Mais en diminuant ses moyens et en reléguant l’action humanitaire au profit du
sécuritaire, on peut dire que l’Europe compte finalement sur la Méditerranée
pour diminuer le flot de migrants clandestins qu’elle est obligée d’accueillir
sur son sol.
Mais, demanderont
certains, « que faire d’autre puisqu’on ne peut accueillir toute la misère
de l’Afrique et du Proche-Orient réunis » ? A l’heure où même le
Maghreb connaît une inquiétante flambée xénophobe qui vise les migrants subsahariens
(mais aussi les réfugiés libyens ou syriens), il y a urgence à rappeler les
principes les plus élémentaires qui fondent l’Humanité.

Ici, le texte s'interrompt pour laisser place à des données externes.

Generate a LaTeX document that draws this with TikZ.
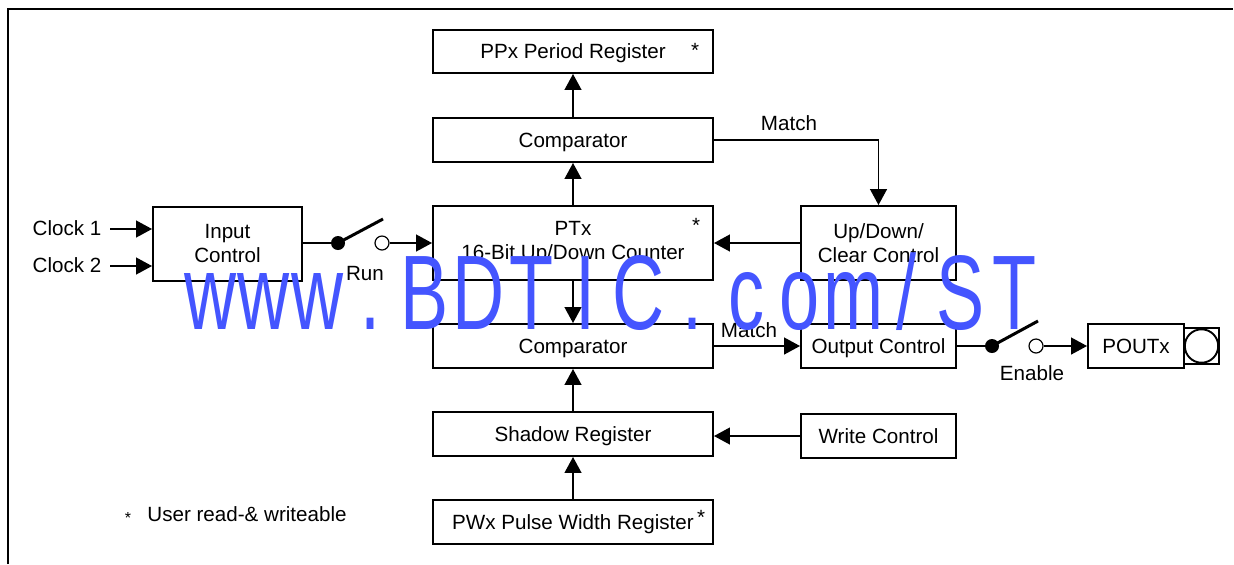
\documentclass[tikz,border=0pt]{standalone}
\usepackage{fontspec}
\usepackage{graphicx}
\setmainfont{Liberation Sans}
\usetikzlibrary{arrows.meta}
\definecolor{wmblue}{RGB}{68,85,255}
\newcommand\wmcell[1]{\makebox[26.8pt][c]{\scalebox{0.68}[1]{#1}}}
\begin{document}
\begin{tikzpicture}[x=0.5pt,y=-0.5pt,
  every node/.style={font=\fontsize{10.3}{12}\selectfont},
  box/.style={draw,line width=0.95pt,inner sep=0pt,align=center},
  onebox/.style={box,text depth=0pt},
  lbl/.style={inner sep=0pt},
  starmark/.style={inner sep=0pt,anchor=north},
  arr/.style={line width=0.95pt,-{Triangle[length=8pt,width=8.4pt]}},
  wire/.style={line width=0.95pt},
  lever/.style={line width=1.5pt},
  pindot/.style={circle,fill,inner sep=0pt,minimum size=7pt},
  pinopen/.style={circle,draw,line width=0.6pt,inner sep=0pt,minimum size=7pt}]
\useasboundingbox (0,0) rectangle (1234,564);
% frame
\draw[line width=0.9pt] (8,564) -- (8,9) -- (1233,9);
% boxes
\node[onebox,minimum width=140pt,minimum height=21.5pt] (ppx) at (573,51.5) {PPx Period Register};
\node[starmark] (ppxs) at (695,43) {*};
\node[onebox,minimum width=140pt,minimum height=22pt] (cmpa) at (573,140) {Comparator};
\node[box,minimum width=140pt,minimum height=37pt] (ptx) at (573,243) {PTx\\16-Bit Up/Down Counter};
\node[starmark] (ptxs) at (696,218) {*};
\node[box,minimum width=77.5pt,minimum height=37pt] (udc) at (878.5,243) {Up/Down/\\Clear Control};
\node[box,minimum width=74.5pt,minimum height=37pt] (inp) at (227.5,244) {Input\\Control};
\node[onebox,minimum width=140pt,minimum height=22pt] (cmpb) at (573,346) {Comparator};
\node[onebox,minimum width=77.5pt,minimum height=22pt] (outc) at (878.5,346) {Output Control};
\node[onebox,minimum width=48pt,minimum height=22pt] (pout) at (1136,346) {POUTx};
\node[draw,line width=0.95pt,inner sep=0pt,minimum width=17.5pt,minimum height=18pt] (pinsq) at (1201.5,346) {};
\node[circle,draw,line width=0.95pt,inner sep=0pt,minimum size=16.7pt] (pinc) at (1201.5,346) {};
\node[onebox,minimum width=140pt,minimum height=22pt] (shad) at (573,434) {Shadow Register};
\node[onebox,minimum width=77.5pt,minimum height=22pt] (wrc) at (878.5,436) {Write Control};
\node[onebox,minimum width=140pt,minimum height=22pt] (pwx) at (573,522) {PWx Pulse Width Register};
\node[starmark] (pwxs) at (701,510) {*};
% labels
\node[lbl] (clk1) at (67,228) {Clock 1};
\node[lbl] (clk2) at (67,265) {Clock 2};
\node[lbl] (run) at (365,273) {Run};
\node[lbl] (enable) at (1032,373) {Enable};
\node[lbl] (matcha) at (789,123) {Match};
\node[lbl] (matchb) at (749,330) {Match};
\node[starmark,font=\fontsize{8}{9}\selectfont] (fns) at (128,512) {*};
\node[lbl] (fnt) at (247,514) {User read-\& writeable};
% clock inputs
\coordinate (c1) at (110,229);
\coordinate (c2) at (110,266);
\draw[arr] (c1) -- (c1 -| inp.west);
\draw[arr] (c2) -- (c2 -| inp.west);
% run switch
\node[pindot] (rdot) at (338,243) {};
\node[pinopen] (ropen) at (382,243) {};
\coordinate (rlev) at (383,219);
\draw[wire] (rdot -| inp.east) -- (rdot);
\draw[lever] (rdot.center) -- (rlev);
\draw[arr] (ropen.east) -- (ropen -| ptx.west);
% vertical chain
\draw[arr] (cmpa.north) -- (ppx.south);
\draw[arr] (ptx.north) -- (cmpa.south);
\draw[arr] (ptx.south) -- (cmpb.north);
\draw[arr] (shad.north) -- (cmpb.south);
\draw[arr] (pwx.north) -- (shad.south);
% match paths
\draw[arr] (cmpa.east) -| (udc.north);
\draw[arr] (udc.west) -- (ptx.east);
\draw[arr] (cmpb.east) -- (outc.west);
\draw[arr] (wrc.west) -- (wrc.west -| shad.east);
% enable switch
\node[pindot] (edot) at (992,346) {};
\node[pinopen] (eopen) at (1036,346) {};
\coordinate (elev) at (1038,321);
\draw[wire] (outc.east) -- (edot);
\draw[lever] (edot.center) -- (elev);
\draw[arr] (eopen.east) -- (eopen -| pout.west);
% watermark
\node[inner sep=0pt,anchor=base west,text=wmblue,font=\fontsize{53}{53}\selectfont] (wm) at (183,329)
 {\wmcell{w}\wmcell{w}\wmcell{w}\wmcell{.}\wmcell{B}\wmcell{D}\wmcell{T}\wmcell{I}\wmcell{C}\wmcell{.}\wmcell{c}\wmcell{o}\wmcell{m}\wmcell{/}\wmcell{S}\wmcell{T}};
\end{tikzpicture}
\end{document}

Le fait est que l’être
humain doit assistance à son prochain, quelles que soient sa nationalité, sa
religion ou ses orientations sexuelles. On le sait, le problème de la pauvreté
en Afrique ou celui de l’instabilité politique au Machrek ne peuvent être réglés
que dans la durée (et à condition qu’il existe une volonté politique globale ce
qui, hélas, est loin d’être le cas). Cela signifie que le phénomène des
migrants en Méditerranée ne va pas disparaître de sitôt cela d’autant plus que
l’Europe éprouve une étrange réticence à s’attaquer aux mafias internationales
qui tirent profit de l’immigration clandestine. En attendant que les choses
aillent mieux – cela finira bien par arriver - l’urgence commande donc à la
fraternité. Dans un contexte global où tout semble se détraquer, où l’actualité
quotidienne n’est que sombres nuées, l’heure doit être à l’accueil et au partage.
Par temps de tempêtes, quand il y en a pour cent, il en a aussi pour mille.